_Task details_.
Leave out every picture, and retype exactly the lines from the line with "Write a Python" through the line with "cum = df[series_names].cumsum(axis=1)", both ends included.

■ ■ ■ ■

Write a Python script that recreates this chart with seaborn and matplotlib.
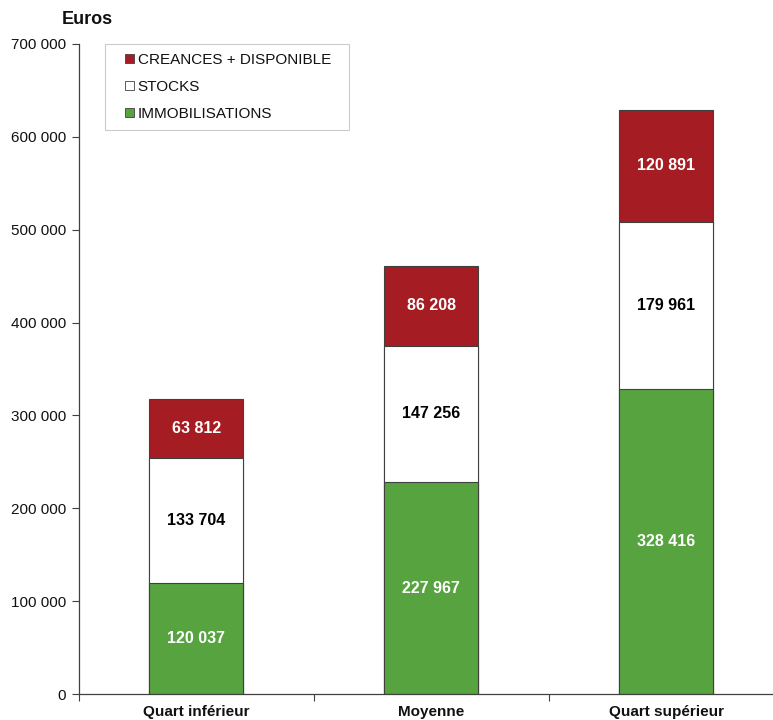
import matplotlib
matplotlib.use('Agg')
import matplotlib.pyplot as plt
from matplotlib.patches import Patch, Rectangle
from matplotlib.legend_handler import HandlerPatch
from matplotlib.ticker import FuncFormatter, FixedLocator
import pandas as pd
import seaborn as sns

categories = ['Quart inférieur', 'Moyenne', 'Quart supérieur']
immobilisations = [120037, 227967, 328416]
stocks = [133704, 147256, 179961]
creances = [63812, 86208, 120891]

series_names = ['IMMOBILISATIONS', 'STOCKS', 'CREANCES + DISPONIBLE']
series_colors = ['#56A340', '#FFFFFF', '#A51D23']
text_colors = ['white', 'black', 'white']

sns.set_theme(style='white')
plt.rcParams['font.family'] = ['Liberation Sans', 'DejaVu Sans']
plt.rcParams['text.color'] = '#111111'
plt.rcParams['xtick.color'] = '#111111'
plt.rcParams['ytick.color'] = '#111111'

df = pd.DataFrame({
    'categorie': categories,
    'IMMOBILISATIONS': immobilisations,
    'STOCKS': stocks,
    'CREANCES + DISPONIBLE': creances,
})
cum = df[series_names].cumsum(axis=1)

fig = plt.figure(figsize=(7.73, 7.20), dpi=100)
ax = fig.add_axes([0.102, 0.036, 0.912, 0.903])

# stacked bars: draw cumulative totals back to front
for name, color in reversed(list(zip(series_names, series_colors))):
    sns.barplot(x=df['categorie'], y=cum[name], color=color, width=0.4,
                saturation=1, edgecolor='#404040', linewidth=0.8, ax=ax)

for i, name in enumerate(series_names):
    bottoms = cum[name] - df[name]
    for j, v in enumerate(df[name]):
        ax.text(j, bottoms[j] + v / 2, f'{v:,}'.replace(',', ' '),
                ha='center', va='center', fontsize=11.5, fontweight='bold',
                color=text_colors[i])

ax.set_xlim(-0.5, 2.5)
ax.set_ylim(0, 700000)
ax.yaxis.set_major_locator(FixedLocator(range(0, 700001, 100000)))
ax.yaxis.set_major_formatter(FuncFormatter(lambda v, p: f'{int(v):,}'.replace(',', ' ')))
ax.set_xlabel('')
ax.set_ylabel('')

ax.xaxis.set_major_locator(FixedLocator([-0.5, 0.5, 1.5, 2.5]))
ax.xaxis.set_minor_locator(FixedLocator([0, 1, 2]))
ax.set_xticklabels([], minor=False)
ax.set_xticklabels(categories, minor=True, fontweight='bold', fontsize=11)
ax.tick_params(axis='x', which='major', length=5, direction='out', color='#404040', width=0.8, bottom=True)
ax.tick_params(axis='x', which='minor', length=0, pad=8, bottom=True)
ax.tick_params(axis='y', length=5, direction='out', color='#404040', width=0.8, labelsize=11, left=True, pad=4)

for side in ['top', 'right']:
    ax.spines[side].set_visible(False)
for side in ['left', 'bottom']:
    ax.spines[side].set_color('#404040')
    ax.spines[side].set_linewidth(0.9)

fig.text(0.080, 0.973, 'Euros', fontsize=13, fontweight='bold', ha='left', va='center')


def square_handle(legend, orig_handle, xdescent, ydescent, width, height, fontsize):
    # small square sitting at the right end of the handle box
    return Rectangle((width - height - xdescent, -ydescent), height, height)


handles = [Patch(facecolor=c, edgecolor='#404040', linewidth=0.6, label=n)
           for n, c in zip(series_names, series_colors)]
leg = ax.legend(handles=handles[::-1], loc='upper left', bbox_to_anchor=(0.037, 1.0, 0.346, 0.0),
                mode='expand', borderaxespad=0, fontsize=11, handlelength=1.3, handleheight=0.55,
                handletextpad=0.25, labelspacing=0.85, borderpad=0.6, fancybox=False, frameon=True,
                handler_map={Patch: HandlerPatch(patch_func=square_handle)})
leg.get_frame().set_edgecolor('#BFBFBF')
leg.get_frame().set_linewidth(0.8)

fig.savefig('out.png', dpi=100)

■ ■ ■ ■

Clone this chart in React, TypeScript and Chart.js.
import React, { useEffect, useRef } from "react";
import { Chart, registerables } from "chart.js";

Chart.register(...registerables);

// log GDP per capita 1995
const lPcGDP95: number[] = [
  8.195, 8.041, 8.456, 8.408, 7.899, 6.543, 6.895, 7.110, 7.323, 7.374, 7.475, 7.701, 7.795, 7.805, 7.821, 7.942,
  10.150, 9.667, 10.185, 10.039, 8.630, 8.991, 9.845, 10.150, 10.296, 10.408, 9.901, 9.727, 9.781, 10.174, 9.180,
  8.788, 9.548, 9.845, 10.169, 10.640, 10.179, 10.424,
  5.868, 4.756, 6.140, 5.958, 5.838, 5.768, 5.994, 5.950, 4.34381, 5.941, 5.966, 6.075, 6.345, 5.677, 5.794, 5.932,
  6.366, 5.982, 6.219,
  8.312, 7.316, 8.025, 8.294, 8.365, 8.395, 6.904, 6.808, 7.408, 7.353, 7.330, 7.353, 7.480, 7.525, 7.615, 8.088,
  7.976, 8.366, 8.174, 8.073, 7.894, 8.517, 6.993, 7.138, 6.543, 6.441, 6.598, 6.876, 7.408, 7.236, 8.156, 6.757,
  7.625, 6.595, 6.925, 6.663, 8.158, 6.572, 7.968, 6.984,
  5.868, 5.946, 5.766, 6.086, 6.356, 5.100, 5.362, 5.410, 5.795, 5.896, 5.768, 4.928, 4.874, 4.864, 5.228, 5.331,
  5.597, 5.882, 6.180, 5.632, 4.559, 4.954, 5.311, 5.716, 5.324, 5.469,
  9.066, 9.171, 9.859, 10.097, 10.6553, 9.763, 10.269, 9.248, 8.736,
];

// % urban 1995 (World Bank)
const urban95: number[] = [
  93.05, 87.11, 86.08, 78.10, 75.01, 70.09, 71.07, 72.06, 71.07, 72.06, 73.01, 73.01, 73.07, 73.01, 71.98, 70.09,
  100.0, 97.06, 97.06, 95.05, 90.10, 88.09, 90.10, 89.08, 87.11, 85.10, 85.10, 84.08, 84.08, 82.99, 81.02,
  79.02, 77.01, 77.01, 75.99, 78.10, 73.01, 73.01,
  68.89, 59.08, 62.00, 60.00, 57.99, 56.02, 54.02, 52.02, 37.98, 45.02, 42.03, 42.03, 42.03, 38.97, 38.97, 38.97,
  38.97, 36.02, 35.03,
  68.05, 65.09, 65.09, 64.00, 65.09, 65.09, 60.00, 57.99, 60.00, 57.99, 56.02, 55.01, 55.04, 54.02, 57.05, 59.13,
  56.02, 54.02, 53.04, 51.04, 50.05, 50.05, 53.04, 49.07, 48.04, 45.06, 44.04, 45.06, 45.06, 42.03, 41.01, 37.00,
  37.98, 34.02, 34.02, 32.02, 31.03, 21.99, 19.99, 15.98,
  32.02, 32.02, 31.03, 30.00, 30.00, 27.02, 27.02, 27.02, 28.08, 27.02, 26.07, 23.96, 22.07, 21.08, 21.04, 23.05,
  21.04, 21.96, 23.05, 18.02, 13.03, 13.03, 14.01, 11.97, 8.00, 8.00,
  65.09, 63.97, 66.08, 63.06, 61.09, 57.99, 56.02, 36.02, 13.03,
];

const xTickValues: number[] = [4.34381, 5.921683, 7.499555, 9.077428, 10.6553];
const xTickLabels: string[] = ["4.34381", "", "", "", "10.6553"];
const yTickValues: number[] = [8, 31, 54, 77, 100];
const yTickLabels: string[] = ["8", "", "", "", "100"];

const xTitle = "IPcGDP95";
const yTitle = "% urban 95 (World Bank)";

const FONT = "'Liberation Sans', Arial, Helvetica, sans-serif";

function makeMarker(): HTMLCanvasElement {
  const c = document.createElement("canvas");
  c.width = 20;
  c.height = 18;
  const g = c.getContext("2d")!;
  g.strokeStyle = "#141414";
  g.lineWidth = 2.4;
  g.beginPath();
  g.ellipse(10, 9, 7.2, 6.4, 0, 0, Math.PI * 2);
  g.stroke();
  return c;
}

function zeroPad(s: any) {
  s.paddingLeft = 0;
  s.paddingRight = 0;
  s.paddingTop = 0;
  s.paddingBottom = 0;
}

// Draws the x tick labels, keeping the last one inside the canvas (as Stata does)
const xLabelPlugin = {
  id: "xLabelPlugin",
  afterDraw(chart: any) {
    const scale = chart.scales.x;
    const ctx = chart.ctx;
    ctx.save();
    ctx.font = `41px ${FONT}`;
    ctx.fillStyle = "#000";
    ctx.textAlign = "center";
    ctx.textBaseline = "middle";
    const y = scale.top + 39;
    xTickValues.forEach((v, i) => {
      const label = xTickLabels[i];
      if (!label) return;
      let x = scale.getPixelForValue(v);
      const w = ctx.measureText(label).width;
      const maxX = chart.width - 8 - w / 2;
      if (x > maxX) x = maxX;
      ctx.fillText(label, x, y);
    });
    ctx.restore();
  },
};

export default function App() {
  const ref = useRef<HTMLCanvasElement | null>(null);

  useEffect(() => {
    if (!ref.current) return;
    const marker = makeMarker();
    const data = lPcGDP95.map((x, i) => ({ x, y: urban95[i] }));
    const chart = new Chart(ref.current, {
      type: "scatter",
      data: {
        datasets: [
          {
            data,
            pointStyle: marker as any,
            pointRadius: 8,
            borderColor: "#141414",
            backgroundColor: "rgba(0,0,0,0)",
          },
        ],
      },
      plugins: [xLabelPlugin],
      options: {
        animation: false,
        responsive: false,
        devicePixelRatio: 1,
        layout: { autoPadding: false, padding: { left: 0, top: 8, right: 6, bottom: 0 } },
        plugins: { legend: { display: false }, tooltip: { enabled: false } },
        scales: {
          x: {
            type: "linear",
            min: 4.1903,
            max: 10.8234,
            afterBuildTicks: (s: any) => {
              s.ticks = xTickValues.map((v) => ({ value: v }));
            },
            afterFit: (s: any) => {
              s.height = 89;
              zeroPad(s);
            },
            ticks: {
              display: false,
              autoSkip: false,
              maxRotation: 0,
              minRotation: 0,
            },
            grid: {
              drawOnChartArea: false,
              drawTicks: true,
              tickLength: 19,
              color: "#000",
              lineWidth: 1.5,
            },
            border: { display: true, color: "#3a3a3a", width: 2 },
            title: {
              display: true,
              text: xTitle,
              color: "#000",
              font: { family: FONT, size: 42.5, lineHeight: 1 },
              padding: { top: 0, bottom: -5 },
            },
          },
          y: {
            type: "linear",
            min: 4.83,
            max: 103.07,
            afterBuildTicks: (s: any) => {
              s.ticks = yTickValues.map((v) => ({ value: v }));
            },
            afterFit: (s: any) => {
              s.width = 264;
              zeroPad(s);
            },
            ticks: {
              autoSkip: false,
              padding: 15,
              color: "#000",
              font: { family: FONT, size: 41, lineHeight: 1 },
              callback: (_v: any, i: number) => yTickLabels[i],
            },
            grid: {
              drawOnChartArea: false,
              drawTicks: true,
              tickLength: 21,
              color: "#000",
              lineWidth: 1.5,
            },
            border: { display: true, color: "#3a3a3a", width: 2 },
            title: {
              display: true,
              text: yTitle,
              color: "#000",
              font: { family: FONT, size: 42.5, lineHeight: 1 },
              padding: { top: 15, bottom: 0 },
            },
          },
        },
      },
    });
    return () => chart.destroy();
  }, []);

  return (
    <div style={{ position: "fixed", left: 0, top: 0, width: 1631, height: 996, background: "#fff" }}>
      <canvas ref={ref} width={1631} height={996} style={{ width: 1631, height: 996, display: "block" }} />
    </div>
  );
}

■ ■ ■ ■

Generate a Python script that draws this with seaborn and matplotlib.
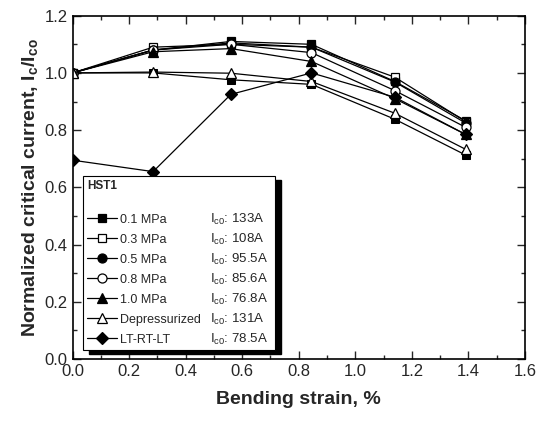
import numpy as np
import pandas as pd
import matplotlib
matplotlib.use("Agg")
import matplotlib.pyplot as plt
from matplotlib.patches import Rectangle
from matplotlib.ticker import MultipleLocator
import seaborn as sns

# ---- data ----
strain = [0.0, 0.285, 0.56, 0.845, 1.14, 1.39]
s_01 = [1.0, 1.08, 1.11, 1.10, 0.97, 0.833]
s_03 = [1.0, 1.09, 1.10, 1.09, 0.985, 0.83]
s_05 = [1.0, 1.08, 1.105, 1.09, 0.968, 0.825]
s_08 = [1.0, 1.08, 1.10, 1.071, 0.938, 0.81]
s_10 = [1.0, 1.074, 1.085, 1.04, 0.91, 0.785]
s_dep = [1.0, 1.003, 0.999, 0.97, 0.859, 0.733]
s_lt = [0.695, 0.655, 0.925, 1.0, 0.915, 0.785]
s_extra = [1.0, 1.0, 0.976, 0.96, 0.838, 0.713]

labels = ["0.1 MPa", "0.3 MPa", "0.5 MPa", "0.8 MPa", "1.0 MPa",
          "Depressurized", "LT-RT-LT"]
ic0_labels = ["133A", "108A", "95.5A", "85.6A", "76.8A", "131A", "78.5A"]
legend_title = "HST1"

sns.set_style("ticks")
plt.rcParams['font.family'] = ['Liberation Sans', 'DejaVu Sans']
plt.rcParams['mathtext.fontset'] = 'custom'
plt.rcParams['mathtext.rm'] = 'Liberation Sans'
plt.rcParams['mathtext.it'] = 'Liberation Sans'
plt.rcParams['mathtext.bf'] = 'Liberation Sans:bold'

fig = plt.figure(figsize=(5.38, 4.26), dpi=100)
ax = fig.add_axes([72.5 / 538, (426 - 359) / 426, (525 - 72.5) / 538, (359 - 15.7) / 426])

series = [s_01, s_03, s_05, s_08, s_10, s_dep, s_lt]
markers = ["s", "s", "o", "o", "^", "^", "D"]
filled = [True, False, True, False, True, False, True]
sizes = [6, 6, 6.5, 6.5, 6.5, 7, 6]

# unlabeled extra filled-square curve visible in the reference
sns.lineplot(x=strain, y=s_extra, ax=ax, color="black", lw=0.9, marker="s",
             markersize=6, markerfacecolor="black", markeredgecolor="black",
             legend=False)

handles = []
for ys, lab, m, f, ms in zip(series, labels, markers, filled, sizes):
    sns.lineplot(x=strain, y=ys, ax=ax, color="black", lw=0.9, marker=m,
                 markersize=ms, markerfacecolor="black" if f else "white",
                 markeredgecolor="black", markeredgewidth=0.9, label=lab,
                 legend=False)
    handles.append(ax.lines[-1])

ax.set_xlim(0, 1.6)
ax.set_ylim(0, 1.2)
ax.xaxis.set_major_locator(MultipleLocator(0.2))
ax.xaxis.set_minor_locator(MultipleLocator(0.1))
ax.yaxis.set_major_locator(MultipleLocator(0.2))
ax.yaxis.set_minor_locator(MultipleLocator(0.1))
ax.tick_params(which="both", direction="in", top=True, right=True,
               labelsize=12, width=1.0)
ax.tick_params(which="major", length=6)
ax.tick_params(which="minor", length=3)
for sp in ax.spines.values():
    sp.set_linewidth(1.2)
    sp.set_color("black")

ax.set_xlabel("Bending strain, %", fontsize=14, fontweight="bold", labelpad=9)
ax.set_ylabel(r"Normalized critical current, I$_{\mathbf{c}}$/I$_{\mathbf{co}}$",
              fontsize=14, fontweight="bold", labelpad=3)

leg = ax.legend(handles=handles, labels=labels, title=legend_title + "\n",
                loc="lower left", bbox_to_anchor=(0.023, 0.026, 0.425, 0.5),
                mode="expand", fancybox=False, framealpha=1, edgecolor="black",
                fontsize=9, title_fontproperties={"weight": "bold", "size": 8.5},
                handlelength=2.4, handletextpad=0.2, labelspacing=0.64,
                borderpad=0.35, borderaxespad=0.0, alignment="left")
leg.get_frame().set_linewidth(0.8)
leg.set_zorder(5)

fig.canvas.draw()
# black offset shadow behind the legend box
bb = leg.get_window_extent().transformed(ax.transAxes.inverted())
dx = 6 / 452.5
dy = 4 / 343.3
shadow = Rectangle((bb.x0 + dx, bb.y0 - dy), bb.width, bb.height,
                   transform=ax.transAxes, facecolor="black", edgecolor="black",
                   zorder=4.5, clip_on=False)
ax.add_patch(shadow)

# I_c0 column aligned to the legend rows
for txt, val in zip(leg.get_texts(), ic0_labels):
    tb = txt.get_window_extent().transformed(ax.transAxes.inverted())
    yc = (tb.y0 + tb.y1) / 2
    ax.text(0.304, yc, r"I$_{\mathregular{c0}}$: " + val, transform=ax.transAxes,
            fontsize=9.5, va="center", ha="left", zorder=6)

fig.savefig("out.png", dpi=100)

■ ■ ■ ■

_Output of the task_.
Write a Python script that recreates this chart with seaborn and matplotlib.
import matplotlib
matplotlib.use('Agg')
import matplotlib.pyplot as plt
from matplotlib.patches import Patch, Rectangle
from matplotlib.legend_handler import HandlerPatch
from matplotlib.ticker import FuncFormatter, FixedLocator
import pandas as pd
import seaborn as sns

categories = ['Quart inférieur', 'Moyenne', 'Quart supérieur']
immobilisations = [120037, 227967, 328416]
stocks = [133704, 147256, 179961]
creances = [63812, 86208, 120891]

series_names = ['IMMOBILISATIONS', 'STOCKS', 'CREANCES + DISPONIBLE']
series_colors = ['#56A340', '#FFFFFF', '#A51D23']
text_colors = ['white', 'black', 'white']

sns.set_theme(style='white')
plt.rcParams['font.family'] = ['Liberation Sans', 'DejaVu Sans']
plt.rcParams['text.color'] = '#111111'
plt.rcParams['xtick.color'] = '#111111'
plt.rcParams['ytick.color'] = '#111111'

df = pd.DataFrame({
    'categorie': categories,
    'IMMOBILISATIONS': immobilisations,
    'STOCKS': stocks,
    'CREANCES + DISPONIBLE': creances,
})
cum = df[series_names].cumsum(axis=1)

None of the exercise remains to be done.